Pour Laurent Lafon, il y avait urgence à mettre en place ce dispositif « plus équitable » : « Nous avons mis en place l’article 7 car il y a des clubs qui risquent de mettre la clé sous la porte. Je m’étonne que Vincent Labrune ne se préoccupe que très peu de ce sujet ». Au sein de la société commerciale, les sénateurs recommandent une place plus importante pour les clubs.

Un partout, balle au centre ?

Et si la rencontre se finissait sur un match nul ? Il y a au moins un dispositif sur lequel les deux équipes se rejoignent : la lutte contre le piratage et le visionnage illicite. Une convergence certes, mais dans des proportions différentes.
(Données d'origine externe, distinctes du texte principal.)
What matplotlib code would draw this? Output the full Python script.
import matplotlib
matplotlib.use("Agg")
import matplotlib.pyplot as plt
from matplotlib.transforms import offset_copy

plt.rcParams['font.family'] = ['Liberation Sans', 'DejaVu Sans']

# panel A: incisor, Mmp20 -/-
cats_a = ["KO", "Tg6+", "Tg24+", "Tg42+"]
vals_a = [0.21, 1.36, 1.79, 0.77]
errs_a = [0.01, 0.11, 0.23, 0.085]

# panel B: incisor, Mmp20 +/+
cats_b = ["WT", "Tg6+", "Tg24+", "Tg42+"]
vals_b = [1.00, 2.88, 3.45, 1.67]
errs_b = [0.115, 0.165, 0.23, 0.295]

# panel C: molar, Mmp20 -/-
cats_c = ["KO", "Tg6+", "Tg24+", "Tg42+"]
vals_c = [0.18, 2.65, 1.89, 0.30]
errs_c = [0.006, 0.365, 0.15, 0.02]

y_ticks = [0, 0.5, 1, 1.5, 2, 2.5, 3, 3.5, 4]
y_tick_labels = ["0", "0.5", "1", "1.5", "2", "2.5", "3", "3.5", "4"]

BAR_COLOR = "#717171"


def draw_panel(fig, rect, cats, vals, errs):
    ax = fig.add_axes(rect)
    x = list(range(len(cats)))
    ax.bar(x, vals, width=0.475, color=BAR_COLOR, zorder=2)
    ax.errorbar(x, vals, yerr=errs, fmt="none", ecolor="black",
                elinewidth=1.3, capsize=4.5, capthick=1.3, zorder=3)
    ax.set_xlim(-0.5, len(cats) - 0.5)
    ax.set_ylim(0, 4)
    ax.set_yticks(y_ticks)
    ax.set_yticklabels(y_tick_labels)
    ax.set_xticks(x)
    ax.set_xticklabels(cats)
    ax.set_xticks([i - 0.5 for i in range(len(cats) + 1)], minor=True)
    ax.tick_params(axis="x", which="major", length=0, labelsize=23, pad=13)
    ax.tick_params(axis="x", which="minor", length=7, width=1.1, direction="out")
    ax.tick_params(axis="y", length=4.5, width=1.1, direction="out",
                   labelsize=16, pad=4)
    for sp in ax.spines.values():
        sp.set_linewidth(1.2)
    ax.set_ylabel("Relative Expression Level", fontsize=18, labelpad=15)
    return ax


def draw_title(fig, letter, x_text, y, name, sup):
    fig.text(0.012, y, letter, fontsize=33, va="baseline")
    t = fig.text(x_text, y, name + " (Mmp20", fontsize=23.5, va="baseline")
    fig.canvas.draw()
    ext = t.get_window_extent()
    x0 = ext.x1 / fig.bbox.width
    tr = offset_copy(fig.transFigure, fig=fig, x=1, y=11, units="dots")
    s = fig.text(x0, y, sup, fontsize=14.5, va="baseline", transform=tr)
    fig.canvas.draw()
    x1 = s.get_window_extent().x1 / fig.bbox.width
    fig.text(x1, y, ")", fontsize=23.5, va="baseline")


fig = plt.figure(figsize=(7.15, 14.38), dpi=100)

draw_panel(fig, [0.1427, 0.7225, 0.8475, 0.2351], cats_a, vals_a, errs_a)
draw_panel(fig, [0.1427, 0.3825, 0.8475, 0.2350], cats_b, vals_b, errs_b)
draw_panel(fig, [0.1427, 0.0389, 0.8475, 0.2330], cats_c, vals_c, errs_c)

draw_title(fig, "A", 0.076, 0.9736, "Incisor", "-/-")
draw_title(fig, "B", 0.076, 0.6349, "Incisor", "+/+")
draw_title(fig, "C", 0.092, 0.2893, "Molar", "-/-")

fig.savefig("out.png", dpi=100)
Pour Vincent Labrune, « la lutte contre le piratage est l’urgence absolue ». Il se félicite que le texte des sénateurs reprenne ses propositions. « Alors non, ce ne sont pas ses propositions que nous avons reprises », assure Laurent Lafon. « Je suis ravi que nous puissions nous retrouver sur ce sujet même si je ne suis pas d’accord sur le fait que le piratage soit le principal mal de la Ligue. Ce qui est important à saisir, ce sont les causes de ce piratage à savoir les abonnements multiples et à des prix excessifs. Il faut également prendre en compte la perte de confiance dans les dirigeants qui crée un climat de méfiance pour les amateurs de football. On ne pourra pas régler les problèmes du piratage sans régler les problèmes de la Ligue », conclu-t-il.

« Le piratage n’explique pas à lui tout seul le mal du foot », explique Michel Savin. « L’éthique, le financement et la gouvernance, tout ça est lié ».

Match retour le 14 mai lors de l’inscription de la proposition de loi à l’ordre du jour du Sénat.